<Review by: Sailesh Ghelani>
Directed by Joseph Kosinski. Starring Tom Cruise, Andrea Riseborough, Morgan Freeman, Olga Kurylenko, Melissa Leo, Nikolaj Coster-Waldau
For a much-anticipated sci-fi film this one hugely disappoints with its unoriginal plot and dreary storytelling.
When you go to watch a Tom Cruise film you know that you’ll get a certain quality and level of consistency both with his performance and the movie. Now the quality in Oblivion is up there in terms of the look and background score (by M.8.3 and Anthony Gonzales), but not even the stirring music can evoke any emotion for this lacklustre and predictable movie. Even Tom Cruise just being Tom Cruise like he is in all of his movies isn’t enough.
Oblivion is based on an unpublished graphic novel written by director Joseph Kosinski – whose Tron: Legacy was far better than this film in terms of grandeur and innovativeness – and you tend to wonder whether the being unpublished bit should have been a hint to the filmmakers.
The year is 2077 and you know the rest. Like mostly all movies about the future nowadays – either post-apocalyptic or dystopian – Oblivion opens on Earth ravaged by a nuclear war that was fought against an alien race invading the planet and ‘we won’ (repeated throughout the film) but at great loss to the world’s natural resources. So mankind built a space station and relocates to Saturn’s moon Titan.
But some resources have to be transported too and a skeleton crew of couple-teams are left behind to protect and repair fighter drones. Some of the alien rebels are still wreaking havoc on the surface and Jack Harper (Tom Cruise) and his teammate tech operator Victoria (Andrea Riseborough) must work as an ‘effective team’ to stop any halt in progress. They’re directed from the space station by Mission Control Sally (Melissa Leo) who comes across as more of an irritating cyborg than a human being.
The film’s first hour is one long set up establishing the planet’s state, the state of mind of Jack who doesn’t want to leave earth, of Victoria who desperately wants to leave and doesn’t bother to go down with Jack from their shiny apartment base in the sky and some mysterious aliens who you never see. The set pieces are all shiny, white and silver and grey. Jack’s futuristic helicopter is cool but just as lifeless and hollow as the film’s premise and storyline. Andrea Riseborough is subtly quite irritating and from the beginning you know something is not quite right. Are they clones or robots? Is the very robotic and automated Sally for real? Are there really aliens?

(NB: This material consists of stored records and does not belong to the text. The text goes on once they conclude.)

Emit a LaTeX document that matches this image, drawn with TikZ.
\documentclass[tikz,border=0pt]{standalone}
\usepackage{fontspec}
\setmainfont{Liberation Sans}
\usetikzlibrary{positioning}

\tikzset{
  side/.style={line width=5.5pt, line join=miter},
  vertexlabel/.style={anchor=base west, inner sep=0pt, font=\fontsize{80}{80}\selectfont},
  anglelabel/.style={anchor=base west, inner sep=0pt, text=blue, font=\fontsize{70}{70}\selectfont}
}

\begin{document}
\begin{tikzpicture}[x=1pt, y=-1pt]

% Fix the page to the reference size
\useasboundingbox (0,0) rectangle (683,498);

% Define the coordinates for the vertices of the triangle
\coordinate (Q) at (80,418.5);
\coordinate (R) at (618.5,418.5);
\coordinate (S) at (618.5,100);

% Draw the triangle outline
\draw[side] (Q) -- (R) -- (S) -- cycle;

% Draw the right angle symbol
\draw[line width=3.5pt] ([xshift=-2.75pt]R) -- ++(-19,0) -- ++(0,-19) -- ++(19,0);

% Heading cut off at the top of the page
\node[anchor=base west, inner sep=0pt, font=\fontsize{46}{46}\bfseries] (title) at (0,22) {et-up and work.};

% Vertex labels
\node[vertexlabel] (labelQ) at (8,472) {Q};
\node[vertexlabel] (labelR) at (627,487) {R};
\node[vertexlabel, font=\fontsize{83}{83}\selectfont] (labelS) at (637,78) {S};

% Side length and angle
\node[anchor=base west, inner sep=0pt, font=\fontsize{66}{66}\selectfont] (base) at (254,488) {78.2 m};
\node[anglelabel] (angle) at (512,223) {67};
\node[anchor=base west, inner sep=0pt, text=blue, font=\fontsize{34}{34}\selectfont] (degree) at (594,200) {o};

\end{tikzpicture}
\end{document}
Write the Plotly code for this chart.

Memory wipes don’t seem very kosher do they?
And then a 60-year-old space ship in cryogenic hibernation crash lands on Earth and Jack Harper (the name ‘Jack’ is so overused in Hollywood!) saves one of the crew, a Russian woman called Julia (Olga Kurylenko) who he’s been having vision of and who clearly knows him. At some point he asks her, “Who are you?” and in your head you’re like ‘Your wife’ and that’s exactly what she says!
Even the introduction of Morgan Freeman as a human rebel leader who picks Jack to discover the ‘truth’ does not elevate this film. In fact, Freeman must be there for just 20 minutes of screen time. Nothing about him or his band of rebels is explained. There’s no humanity to their story. I found myself yawning and shifting in my seat at the utter sterile blandness of it all.
There’s no chemistry between Jack and his two female leads. There’s no originality to the whole scene where Jack infiltrates the alien space station to blow it up. You think of Independence Day and realise how much better that was as a film, as entertainment and it was still bang on with its story and delivered on the thrills. You’ve seen everything and more before, done a lot better. The only good thing is the wonderful background score by M.8.3 but even that can’t save the film from being ‘forgettable’ (which as a friend/colleague pointed out is the meaning of oblivion).